寛平御時きさいの宮の歌合のうた よみ人しらす
うめかかをそてにうつしてととめてははるはすくともかたみならまし (46)
梅が香を袖に移して留めてば春は過ぐとも形見ならまし
(とどめ)て:「て」は、意志的完了の助動詞「つ」の未然形。
まし:反実仮想の助動詞。「もし・・・なら・・・だろう」
「梅の香りをもし袖に移して留めたならば、春が過ぎても春の形見となるだろう。」
惜春の思いという言葉があるように、春を惜しむ気持ちは強い。
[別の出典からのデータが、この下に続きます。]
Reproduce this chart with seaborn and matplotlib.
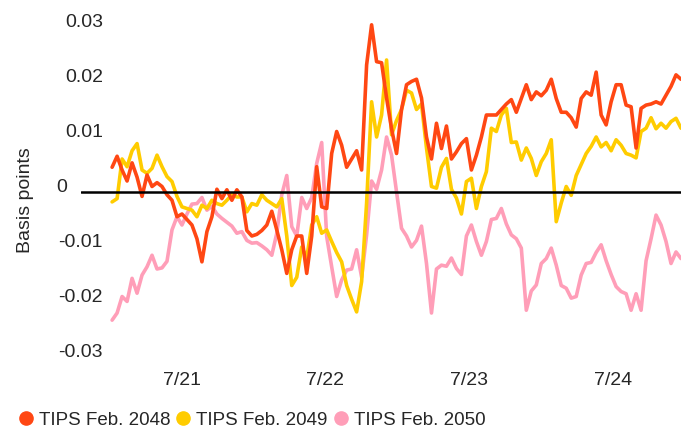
import pandas as pd
import matplotlib
matplotlib.use("Agg")
import matplotlib.pyplot as plt
from matplotlib.lines import Line2D
import seaborn as sns

# basis-point spreads, roughly every 12-13 days
series = ["TIPS Feb. 2048", "TIPS Feb. 2049", "TIPS Feb. 2050"]
colors = ["#FF4713", "#FFCC00", "#FF9EB8"]

tips_2048 = [0.0045, 0.0065, 0.0040, 0.0020, 0.0053, 0.0027, -0.0008, 0.0031, 0.0010, 0.0017,
             0.0010, -0.0005, -0.0015, -0.0045, -0.0040, -0.0050, -0.0060, -0.0085, -0.0127, -0.0072,
             -0.0045, 0.0005, -0.0012, 0.0004, -0.0015, 0.0004, -0.0009, -0.0070, -0.0080, -0.0077,
             -0.0070, -0.0060, -0.0035, -0.0069, -0.0105, -0.0148, -0.0105, -0.0080, -0.0080, -0.0148,
             -0.0080, 0.0046, -0.0027, -0.0030, 0.0070, 0.0110, 0.0085, 0.0045, 0.0060, 0.0075,
             0.0040, 0.0231, 0.0304, 0.0237, 0.0235, 0.0171, 0.0115, 0.0070, 0.0150, 0.0195,
             0.0201, 0.0205, 0.0171, 0.0100, 0.0060, 0.0125, 0.0079, 0.0120, 0.0060, 0.0073,
             0.0088, 0.0097, 0.0040, 0.0067, 0.0100, 0.0140, 0.0140, 0.0140, 0.0150, 0.0160,
             0.0168, 0.0145, 0.0170, 0.0195, 0.0168, 0.0182, 0.0175, 0.0185, 0.0205, 0.0170,
             0.0145, 0.0145, 0.0135, 0.0118, 0.0170, 0.0182, 0.0176, 0.0218, 0.0140, 0.0122,
             0.0164, 0.0195, 0.0195, 0.0158, 0.0155, 0.0080, 0.0152, 0.0158, 0.0160, 0.0164,
             0.0160, 0.0176, 0.0192, 0.0213, 0.0205]

tips_2049 = [-0.0018, -0.0012, 0.0060, 0.0046, 0.0075, 0.0088, 0.0040, 0.0034, 0.0043, 0.0067,
             0.0046, 0.0028, 0.0019, -0.0008, -0.0027, -0.0030, -0.0033, -0.0045, -0.0024, -0.0030,
             -0.0015, -0.0021, -0.0024, -0.0015, -0.0005, -0.0009, -0.0009, -0.0036, -0.0021, -0.0024,
             -0.0005, -0.0015, -0.0021, -0.0027, -0.0012, -0.0080, -0.0170, -0.0155, -0.0100, -0.0120,
             -0.0060, -0.0045, -0.0075, -0.0069, -0.0090, -0.0110, -0.0127, -0.0170, -0.0195, -0.0218,
             -0.0163, -0.0020, 0.0164, 0.0100, 0.0140, 0.0240, 0.0104, 0.0130, 0.0150, 0.0185,
             0.0180, 0.0150, 0.0160, 0.0080, 0.0010, 0.0007, 0.0045, 0.0061, 0.0005, -0.0011,
             -0.0040, 0.0019, 0.0025, -0.0030, 0.0010, 0.0037, 0.0116, 0.0110, 0.0140, 0.0152,
             0.0090, 0.0091, 0.0058, 0.0080, 0.0061, 0.0030, 0.0055, 0.0070, 0.0095, -0.0054,
             -0.0020, 0.0010, -0.0006, 0.0030, 0.0050, 0.0070, 0.0083, 0.0100, 0.0082, 0.0090,
             0.0075, 0.0095, 0.0085, 0.0070, 0.0067, 0.0062, 0.0110, 0.0116, 0.0135, 0.0115,
             0.0125, 0.0116, 0.0128, 0.0134, 0.0116]

tips_2050 = [-0.0233, -0.0220, -0.0190, -0.0199, -0.0157, -0.0184, -0.0151, -0.0136, -0.0115, -0.0140,
             -0.0138, -0.0126, -0.0069, -0.0045, -0.0060, -0.0040, -0.0022, -0.0021, -0.0010, -0.0033,
             -0.0026, -0.0040, -0.0048, -0.0055, -0.0062, -0.0075, -0.0072, -0.0088, -0.0093, -0.0092,
             -0.0098, -0.0105, -0.0115, -0.0075, -0.0005, 0.0030, -0.0063, -0.0080, -0.0010, -0.0030,
             -0.0010, 0.0052, 0.0090, -0.0081, -0.0136, -0.0190, -0.0160, -0.0142, -0.0140, -0.0105,
             -0.0155, -0.0078, 0.0020, 0.0005, 0.0040, 0.0100, 0.0067, 0.0000, -0.0066, -0.0080,
             -0.0100, -0.0088, -0.0062, -0.0130, -0.0220, -0.0140, -0.0133, -0.0135, -0.0120, -0.0139,
             -0.0150, -0.0080, -0.0060, -0.0090, -0.0115, -0.0090, -0.0050, -0.0048, -0.0030, -0.0058,
             -0.0078, -0.0085, -0.0102, -0.0215, -0.0180, -0.0169, -0.0130, -0.0121, -0.0102, -0.0133,
             -0.0170, -0.0175, -0.0193, -0.0190, -0.0151, -0.0130, -0.0128, -0.0110, -0.0096, -0.0125,
             -0.0150, -0.0172, -0.0181, -0.0185, -0.0215, -0.0185, -0.0215, -0.0125, -0.0085, -0.0042,
             -0.0060, -0.0090, -0.0130, -0.0109, -0.0121]

tick_dates = ["2021-07-01", "2022-07-01", "2023-07-01", "2024-07-01"]
tick_labels = ["7/21", "7/22", "7/23", "7/24"]
y_ticks = [0.03, 0.02, 0.01, 0, -0.01, -0.02, -0.03]
y_labels = ["0.03", "0.02", "0.01", "0", "-0.01", "-0.02", "-0.03"]

dates = pd.date_range("2021-01-05", "2024-12-20", periods=len(tips_2048))
df = pd.DataFrame({"date": dates, series[0]: tips_2048,
                   series[1]: tips_2049, series[2]: tips_2050})
df = df.melt(id_vars="date", var_name="bond", value_name="bp")

sns.set_style("white")
plt.rcParams["font.family"] = ["Liberation Sans", "DejaVu Sans"]

fig = plt.figure(figsize=(6.91, 4.29), dpi=100)
ax = fig.add_axes([81 / 691, 61 / 429, 600 / 691, 352 / 429])

sns.lineplot(data=df, x="date", y="bp", hue="bond", hue_order=series,
             palette=colors, linewidth=2.6, errorbar=None, legend=False, ax=ax,
             solid_joinstyle="round", solid_capstyle="round")
# orange on top, pink at the back
for line, z in zip(ax.lines, [4, 3, 2]):
    line.set_zorder(z)
ax.axhline(0, color="black", linewidth=1.8, zorder=5)

ax.set_xlim(pd.Timestamp("2020-10-18"), pd.Timestamp("2024-12-20"))
ax.set_ylim(-0.032, 0.032)
ax.set_xticks([pd.Timestamp(d) for d in tick_dates])
ax.set_xticklabels(tick_labels, fontsize=14)
ax.tick_params(axis="x", length=0, pad=3)
ax.set_yticks([])
ax.set_xlabel("")
ax.set_ylabel("")
for s in ax.spines.values():
    s.set_visible(False)

ytr = ax.get_yaxis_transform()
for v, lab in zip(y_ticks, y_labels):
    xpos = -0.023 if lab == "0" else 0.0367
    ax.text(xpos, v, lab, transform=ytr, ha="right", va="baseline", fontsize=14)

fig.text(26 / 691, 1 - 200 / 429, "Basis points", rotation=90,
         ha="center", va="center", fontsize=14)

handles = [Line2D([], [], marker="o", linestyle="", markersize=9.5, color=c) for c in colors]
fig.legend(handles, series, loc="center left", bbox_to_anchor=(18 / 691, 9 / 429),
           ncol=3, frameon=False, fontsize=13.5, handlelength=0.8, handletextpad=0.3,
           columnspacing=0.3, borderpad=0, borderaxespad=0)

fig.savefig("out.png", dpi=100)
もちろん、どんなに惜しんでも、春を留めることはできない。しかし、梅の香を袖に移して置きさえすれば、春は行っても、春を身近に留めておくことができると言うのだ。
梅の花の魅力をこんな面から語っている。
コメント
袖の袂は様々な思いを受け止めますね。実際香りが残るかと言えば残るはずはない、それでも形の無いものを形見として身に近いものに移そうとする春に対する強い思いが感じられます。袖を頬に当てて春を思う姿が思い浮かびます。
対象への強い愛情をあり得ない設定で詠むのが『古今和歌集』の歌風ですね。
見慣れた情景をいつもと違ってみせることを「異化」と言いますが、これが『古今和歌集』の異化の方法です。